Dans les Amériques, les populations des espèces sont, en moyenne, inférieures de 31 % à ce qu’elles étaient au début de la colonisation européenne. À la lumière des conséquences croissantes des changements climatiques, on s’attend à ce que cette diminution atteigne au moins 40 % d’ici 2050. Le rapport note que des populations autochtones et locales ont réussi à ralentir, voire à renverser, le déclin dans certaines régions grâce à « diverses approches de polyculture et d’agroforesterie ». Il souligne cependant que les langues et connaissances locales autochtones, de même que les cultures qui y sont associées, sont également en péril.
Les conséquences économiques sont, à elles seules, sidérantes. Les chercheurs estiment que la valeur des services que procurent les systèmes naturels terrestres à la population des Amériques s’élève à environ 24,3 billions par année, soit l’équivalent au produit intérieur brut de la région. Pour le Canada uniquement, la valeur de ces services atteint environ 3,6 billions $. À titre d’exemple des coûts inhérents aux problèmes, le rapport révèle que « la gestion des impacts de la moule zébrée, une espèce exotique envahissante, sur les infrastructures d’électricité, d’approvisionnement en eau et de transport dans les Grands Lacs » se chiffre annuellement à plus de 500 millions $.
Bien que de nombreuses solutions reposent sur les politiques gouvernementales, chacun de nous peut aussi faire sa part. Watson a affirmé au National Geographic qu’il est essentiel de manger moins de viande, de gaspiller moins de nourriture, d’utiliser l’eau de manière plus efficace, de réduire l’utilisation de produits chimiques toxiques et de tourner le dos aux énergies fossiles. Selon lui, les connaissances autochtones et locales sont précieuses pour apprendre à vivre mieux avec la nature.

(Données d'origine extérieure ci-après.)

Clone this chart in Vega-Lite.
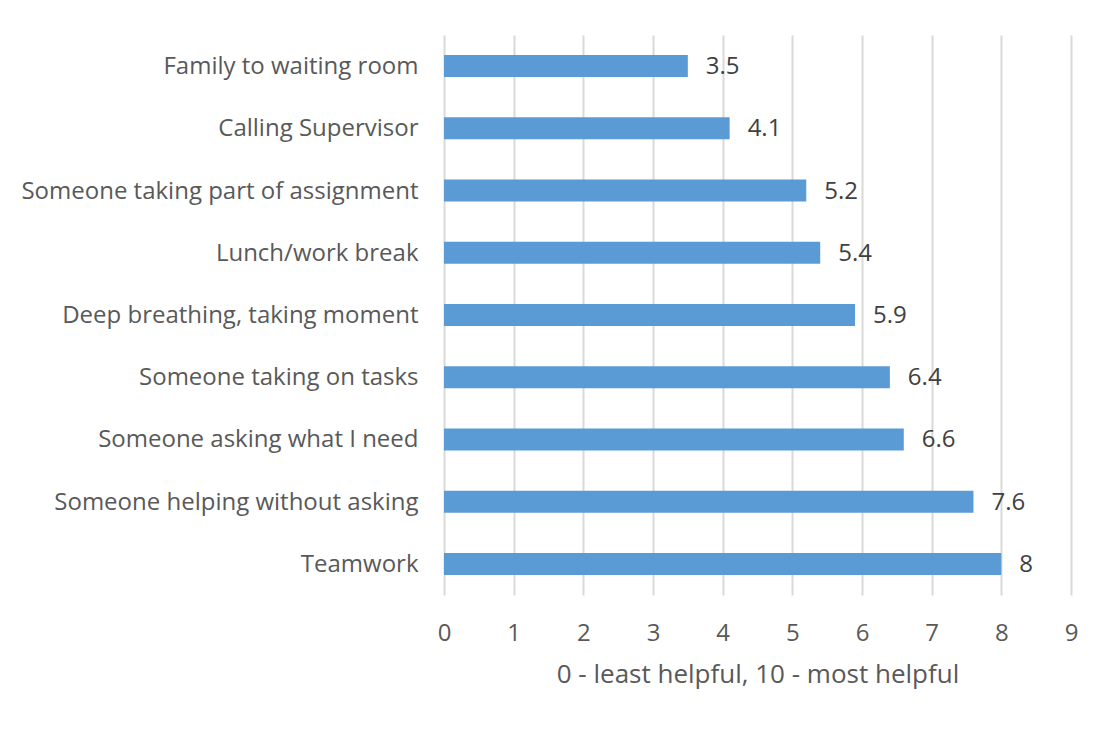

Il soutient également l’importance de la collaboration transfrontalière, car la nature ne reconnaît pas les frontières humaines.
Emma Archer, coprésidente de l’évaluation sur l’Afrique, a déclaré que l’engagement citoyen était lui aussi nécessaire : « En tant que citoyens, nous avons le devoir de voter et de faire pression en faveur de politiciens et de politiques qui soutiennent ces choix. »
Pour reprendre un article du Desmog Blog : « De nombreuses solutions pour contrer la perte des espèces seraient parallèlement bénéfiques pour le climat : protection et restauration des écosystèmes (absorption du carbone), recours à des sources d’énergie propres (réduction des émissions de gaz à effet de serre) et pratiques agricoles plus écologiques et diversifiées (réduction des émissions et absorption du carbone. »
Comme dans le cas des changements climatiques, tout indique que nous sommes confrontés à une crise de la biodiversité. Nous en connaissons les causes et nous disposons de multiples solutions. Il est temps d’agir.